• _THE TASK_
Repeat the entries below exactly as they appear, with no pictures.

Collected data entries
________

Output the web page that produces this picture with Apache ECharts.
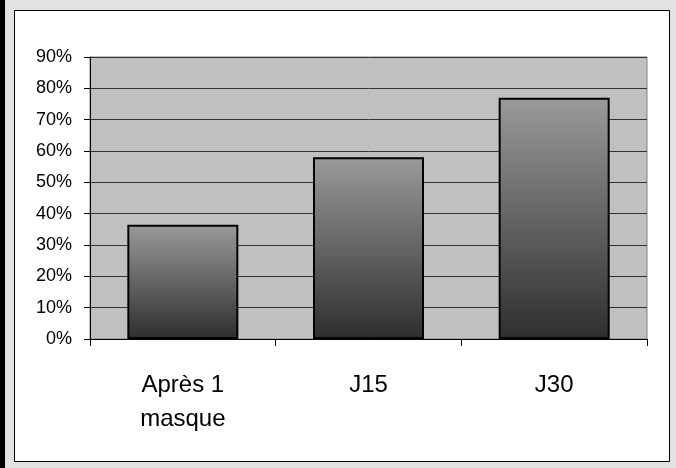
<!DOCTYPE html>
<html>
<head>
<meta charset="utf-8">
<script src="https://cdn.jsdelivr.net/npm/echarts@6/dist/echarts.min.js"></script>
<style>
  html, body { margin: 0; padding: 0; background: #000; }
  #main { width: 676px; height: 468px; }
</style>
</head>
<body>
<div id="main"></div>
<script>
// categories and values
const categories = ['Après 1\nmasque', 'J15', 'J30'];
const values = [0.365, 0.58, 0.77];

const chart = echarts.init(document.getElementById('main'));
const option = {
  backgroundColor: '#000',
  animation: false,
  graphic: [
    // light gray frame
    { type: 'rect', shape: { x: 5, y: 0, width: 671, height: 468 }, style: { fill: '#e2e2e2' }, z: -10 },
    // white chart panel
    { type: 'rect', shape: { x: 14.5, y: 10.5, width: 655, height: 451 }, style: { fill: '#fff', stroke: '#000', lineWidth: 1 }, z: -9 },
    // plot area background
    { type: 'rect', shape: { x: 90, y: 57, width: 557, height: 282 }, style: { fill: '#c0c0c0', stroke: '#808080', lineWidth: 1 }, z: -8 }
  ],
  grid: { left: 90, right: 29, top: 57, bottom: 129, containLabel: false },
  xAxis: {
    type: 'category',
    data: categories,
    axisLine: { lineStyle: { color: '#000', width: 1 } },
    axisTick: { show: true, length: 7, lineStyle: { color: '#000' } },
    axisLabel: { color: '#000', fontFamily: 'Liberation Sans, Arial', fontSize: 24, lineHeight: 34, margin: 29 }
  },
  yAxis: {
    type: 'value',
    min: 0,
    max: 0.9,
    interval: 0.1,
    axisLine: { show: true, lineStyle: { color: '#000', width: 1 } },
    axisTick: { show: true, length: 6, lineStyle: { color: '#000' } },
    splitLine: { lineStyle: { color: '#333', width: 1 } },
    axisLabel: {
      color: '#000', fontFamily: 'Liberation Sans, Arial', fontSize: 18, margin: 18,
      formatter: v => Math.round(v * 100) + '%'
    }
  },
  series: [{
    type: 'bar',
    data: values,
    barWidth: 111,
    itemStyle: {
      borderColor: '#000',
      borderWidth: 2,
      color: new echarts.graphic.LinearGradient(0, 0, 0, 1, [
        { offset: 0, color: '#9a9a9a' },
        { offset: 1, color: '#2e2e2e' }
      ])
    }
  }]
};
chart.setOption(option);
</script>
</body>
</html>
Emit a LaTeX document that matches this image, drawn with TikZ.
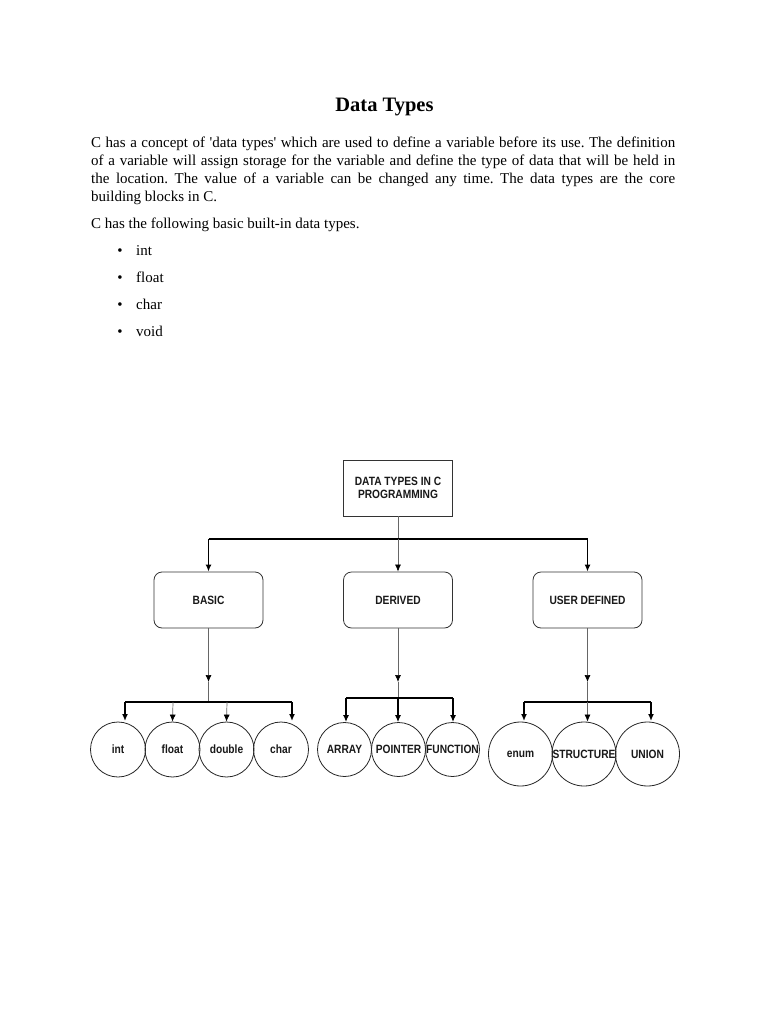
\documentclass[tikz,border=0pt]{standalone}
\usepackage{fontspec}
\setmainfont{Liberation Serif}
\newfontfamily\diagfont[FakeStretch=0.85]{Liberation Sans}
\usetikzlibrary{arrows.meta}
\frenchspacing
\tikzset{
  body/.style={anchor=base west, inner sep=0pt, font=\fontsize{15}{18}\selectfont},
  topbox/.style={draw=black!80, line width=0.8pt, minimum width=109pt, minimum height=56pt, inner sep=0pt,
    font=\diagfont\bfseries\fontsize{12}{13.5}\selectfont, align=center, text=black!90},
  rbox/.style={topbox, rounded corners=8pt},
  circ/.style={circle, draw=black!85, line width=0.8pt, inner sep=0pt, minimum size=#1,
    font=\diagfont\bfseries\fontsize{12}{13}\selectfont, text=black!90},
  circ/.default=55pt,
  thinline/.style={draw=black!60, line width=0.7pt},
  busline/.style={draw=black, line width=2pt},
  thinarrow/.style={thinline, -{Latex[length=7pt,width=6pt,black]}},
  thickarrow/.style={draw=black, line width=1.6pt, -{Latex[length=7pt,width=6pt]}},
}
\begin{document}
\begin{tikzpicture}[x=1pt,y=-1pt]
\useasboundingbox (0,0) rectangle (768,1024);
\fill[white] (0,0) rectangle (768,1024);

% title and text
\node[anchor=base, inner sep=0pt, font=\bfseries\fontsize{20.5}{24}\selectfont] (title) at (384.5,112) {Data Types};
\node[body] (l1) at (91,148) {\makebox[584pt][s]{C has a concept of \textquotesingle data types\textquotesingle{} which are used to define a variable before its use. The definition}};
\node[body] (l2) at (91,166) {\makebox[584pt][s]{of a variable will assign storage for the variable and define the type of data that will be held in}};
\node[body] (l3) at (91,184) {\makebox[584pt][s]{the location. The value of a variable can be changed any time. The data types are the core}};
\node[body] (l4) at (91,202) {building blocks in C.};
\node[body] (l5) at (91,229) {C has the following basic built-in data types.};
\foreach \y/\t/\n in {255/int/b1, 282/float/b2, 309/char/b3, 336/void/b4}{
  \node[body, anchor=base] (\n d) at (120,\y) {\textbullet};
  \node[body] (\n) at (136,\y) {\t};
}

% boxes
\node[topbox] (top) at (398,488) {DATA TYPES IN C\\PROGRAMMING};
\node[rbox] (basic) at (208.5,600) {BASIC};
\node[rbox] (derived) at (398,600) {DERIVED};
\node[rbox] (user) at (587.5,600) {USER DEFINED};

% circles
\node[circ] (int) at (118,749.5) {int};
\node[circ] (float) at (172.5,749.5) {float};
\node[circ] (double) at (226.5,749.5) {double};
\node[circ] (char) at (281,749.5) {char};
\node[circ=54pt] (array) at (344.5,749.5) {ARRAY};
\node[circ=54pt] (pointer) at (398.5,749.5) {POINTER};
\node[circ=54pt] (function) at (452.5,749.5) {FUNCTION};
\node[circ=64pt] (enum) at (520.5,754) {enum};
\node[circ=64pt] (structure) at (584,754) {STRUCTURE};
\node[circ=64pt] (union) at (647.5,754) {UNION};

% level 1 connectors
\coordinate (j0) at (398,539);
\coordinate (j0L) at (208.5,539);
\coordinate (j0R) at (587.5,539);
\draw[thinline] (top.south) -- (j0);
\draw[busline] (j0L) -- (j0R);
\draw[thinarrow] (j0) -- (derived.north);
\draw[thickarrow] (j0L) -- (basic.north);
\draw[thickarrow] (j0R) -- (user.north);

% basic group
\coordinate (a1) at (208.5,682);
\coordinate (j1) at (208.5,702);
\coordinate (j1L) at (125,702);
\coordinate (j1R) at (292,702);
\coordinate (j1a) at (173,702);
\coordinate (j1b) at (227,702);
\draw[thinarrow] (basic.south) -- (a1);
\draw[thinline] (a1) -- (j1);
\draw[busline] (j1L) -- (j1R);
\draw[thickarrow] (j1L) -- (j1L |- 0,721);
\draw[thinarrow] (j1a) -- (float.north);
\draw[thinarrow] (j1b) -- (double.north);
\draw[thickarrow] (j1R) -- (j1R |- 0,721);

% derived group
\coordinate (a2) at (398,682);
\coordinate (j2) at (398,698);
\coordinate (j2L) at (346,698);
\coordinate (j2R) at (453,698);
\draw[thinarrow] (derived.south) -- (a2);
\draw[thinline] (a2) -- (j2);
\draw[busline] (j2L) -- (j2R);
\draw[thickarrow] (j2L) -- (j2L |- array.north);
\draw[thickarrow, line width=1.1pt] (j2) -- (pointer.north -| j2);
\draw[thickarrow] (j2R) -- (j2R |- function.north);

% user defined group
\coordinate (a3) at (587.5,682);
\coordinate (j3) at (587.5,702);
\coordinate (j3L) at (524,702);
\coordinate (j3R) at (651,702);
\draw[thinarrow] (user.south) -- (a3);
\draw[thinline] (a3) -- (j3);
\draw[busline] (j3L) -- (j3R);
\draw[thickarrow] (j3L) -- (j3L |- 0,721);
\draw[thinarrow] (j3) -- (j3 |- structure.north);
\draw[thickarrow] (j3R) -- (j3R |- 0,721);
\end{tikzpicture}
\end{document}
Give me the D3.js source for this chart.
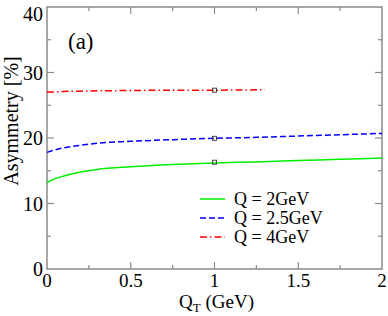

________

• _TASK RESULT_
Output the web page that produces this picture with Apache ECharts.
<!DOCTYPE html>
<html>
<head>
<meta charset="utf-8">
<script src="https://cdn.jsdelivr.net/npm/echarts@6/dist/echarts.min.js"></script>
<style>
  html, body { margin: 0; padding: 0; background: #000; }
  #main { width: 676px; height: 468px; }
</style>
</head>
<body>
<div id="main"></div>
<script>
// categories and values
const categories = ['Après 1\nmasque', 'J15', 'J30'];
const values = [0.365, 0.58, 0.77];

const chart = echarts.init(document.getElementById('main'));
const option = {
  backgroundColor: '#000',
  animation: false,
  graphic: [
    // light gray frame
    { type: 'rect', shape: { x: 5, y: 0, width: 671, height: 468 }, style: { fill: '#e2e2e2' }, z: -10 },
    // white chart panel
    { type: 'rect', shape: { x: 14.5, y: 10.5, width: 655, height: 451 }, style: { fill: '#fff', stroke: '#000', lineWidth: 1 }, z: -9 },
    // plot area background
    { type: 'rect', shape: { x: 90, y: 57, width: 557, height: 282 }, style: { fill: '#c0c0c0', stroke: '#808080', lineWidth: 1 }, z: -8 }
  ],
  grid: { left: 90, right: 29, top: 57, bottom: 129, containLabel: false },
  xAxis: {
    type: 'category',
    data: categories,
    axisLine: { lineStyle: { color: '#000', width: 1 } },
    axisTick: { show: true, length: 7, lineStyle: { color: '#000' } },
    axisLabel: { color: '#000', fontFamily: 'Liberation Sans, Arial', fontSize: 24, lineHeight: 34, margin: 29 }
  },
  yAxis: {
    type: 'value',
    min: 0,
    max: 0.9,
    interval: 0.1,
    axisLine: { show: true, lineStyle: { color: '#000', width: 1 } },
    axisTick: { show: true, length: 6, lineStyle: { color: '#000' } },
    splitLine: { lineStyle: { color: '#333', width: 1 } },
    axisLabel: {
      color: '#000', fontFamily: 'Liberation Sans, Arial', fontSize: 18, margin: 18,
      formatter: v => Math.round(v * 100) + '%'
    }
  },
  series: [{
    type: 'bar',
    data: values,
    barWidth: 111,
    itemStyle: {
      borderColor: '#000',
      borderWidth: 2,
      color: new echarts.graphic.LinearGradient(0, 0, 0, 1, [
        { offset: 0, color: '#9a9a9a' },
        { offset: 1, color: '#2e2e2e' }
      ])
    }
  }]
};
chart.setOption(option);
</script>
</body>
</html>
Emit a LaTeX document that matches this image, drawn with TikZ.
\documentclass[tikz,border=0pt]{standalone}
\usepackage{fontspec}
\setmainfont{Liberation Serif}
\newfontfamily\diagfont[FakeStretch=0.85]{Liberation Sans}
\usetikzlibrary{arrows.meta}
\frenchspacing
\tikzset{
  body/.style={anchor=base west, inner sep=0pt, font=\fontsize{15}{18}\selectfont},
  topbox/.style={draw=black!80, line width=0.8pt, minimum width=109pt, minimum height=56pt, inner sep=0pt,
    font=\diagfont\bfseries\fontsize{12}{13.5}\selectfont, align=center, text=black!90},
  rbox/.style={topbox, rounded corners=8pt},
  circ/.style={circle, draw=black!85, line width=0.8pt, inner sep=0pt, minimum size=#1,
    font=\diagfont\bfseries\fontsize{12}{13}\selectfont, text=black!90},
  circ/.default=55pt,
  thinline/.style={draw=black!60, line width=0.7pt},
  busline/.style={draw=black, line width=2pt},
  thinarrow/.style={thinline, -{Latex[length=7pt,width=6pt,black]}},
  thickarrow/.style={draw=black, line width=1.6pt, -{Latex[length=7pt,width=6pt]}},
}
\begin{document}
\begin{tikzpicture}[x=1pt,y=-1pt]
\useasboundingbox (0,0) rectangle (768,1024);
\fill[white] (0,0) rectangle (768,1024);

% title and text
\node[anchor=base, inner sep=0pt, font=\bfseries\fontsize{20.5}{24}\selectfont] (title) at (384.5,112) {Data Types};
\node[body] (l1) at (91,148) {\makebox[584pt][s]{C has a concept of \textquotesingle data types\textquotesingle{} which are used to define a variable before its use. The definition}};
\node[body] (l2) at (91,166) {\makebox[584pt][s]{of a variable will assign storage for the variable and define the type of data that will be held in}};
\node[body] (l3) at (91,184) {\makebox[584pt][s]{the location. The value of a variable can be changed any time. The data types are the core}};
\node[body] (l4) at (91,202) {building blocks in C.};
\node[body] (l5) at (91,229) {C has the following basic built-in data types.};
\foreach \y/\t/\n in {255/int/b1, 282/float/b2, 309/char/b3, 336/void/b4}{
  \node[body, anchor=base] (\n d) at (120,\y) {\textbullet};
  \node[body] (\n) at (136,\y) {\t};
}

% boxes
\node[topbox] (top) at (398,488) {DATA TYPES IN C\\PROGRAMMING};
\node[rbox] (basic) at (208.5,600) {BASIC};
\node[rbox] (derived) at (398,600) {DERIVED};
\node[rbox] (user) at (587.5,600) {USER DEFINED};

% circles
\node[circ] (int) at (118,749.5) {int};
\node[circ] (float) at (172.5,749.5) {float};
\node[circ] (double) at (226.5,749.5) {double};
\node[circ] (char) at (281,749.5) {char};
\node[circ=54pt] (array) at (344.5,749.5) {ARRAY};
\node[circ=54pt] (pointer) at (398.5,749.5) {POINTER};
\node[circ=54pt] (function) at (452.5,749.5) {FUNCTION};
\node[circ=64pt] (enum) at (520.5,754) {enum};
\node[circ=64pt] (structure) at (584,754) {STRUCTURE};
\node[circ=64pt] (union) at (647.5,754) {UNION};

% level 1 connectors
\coordinate (j0) at (398,539);
\coordinate (j0L) at (208.5,539);
\coordinate (j0R) at (587.5,539);
\draw[thinline] (top.south) -- (j0);
\draw[busline] (j0L) -- (j0R);
\draw[thinarrow] (j0) -- (derived.north);
\draw[thickarrow] (j0L) -- (basic.north);
\draw[thickarrow] (j0R) -- (user.north);

% basic group
\coordinate (a1) at (208.5,682);
\coordinate (j1) at (208.5,702);
\coordinate (j1L) at (125,702);
\coordinate (j1R) at (292,702);
\coordinate (j1a) at (173,702);
\coordinate (j1b) at (227,702);
\draw[thinarrow] (basic.south) -- (a1);
\draw[thinline] (a1) -- (j1);
\draw[busline] (j1L) -- (j1R);
\draw[thickarrow] (j1L) -- (j1L |- 0,721);
\draw[thinarrow] (j1a) -- (float.north);
\draw[thinarrow] (j1b) -- (double.north);
\draw[thickarrow] (j1R) -- (j1R |- 0,721);

% derived group
\coordinate (a2) at (398,682);
\coordinate (j2) at (398,698);
\coordinate (j2L) at (346,698);
\coordinate (j2R) at (453,698);
\draw[thinarrow] (derived.south) -- (a2);
\draw[thinline] (a2) -- (j2);
\draw[busline] (j2L) -- (j2R);
\draw[thickarrow] (j2L) -- (j2L |- array.north);
\draw[thickarrow, line width=1.1pt] (j2) -- (pointer.north -| j2);
\draw[thickarrow] (j2R) -- (j2R |- function.north);

% user defined group
\coordinate (a3) at (587.5,682);
\coordinate (j3) at (587.5,702);
\coordinate (j3L) at (524,702);
\coordinate (j3R) at (651,702);
\draw[thinarrow] (user.south) -- (a3);
\draw[thinline] (a3) -- (j3);
\draw[busline] (j3L) -- (j3R);
\draw[thickarrow] (j3L) -- (j3L |- 0,721);
\draw[thinarrow] (j3) -- (j3 |- structure.north);
\draw[thickarrow] (j3R) -- (j3R |- 0,721);
\end{tikzpicture}
\end{document}
Give me the D3.js source for this chart.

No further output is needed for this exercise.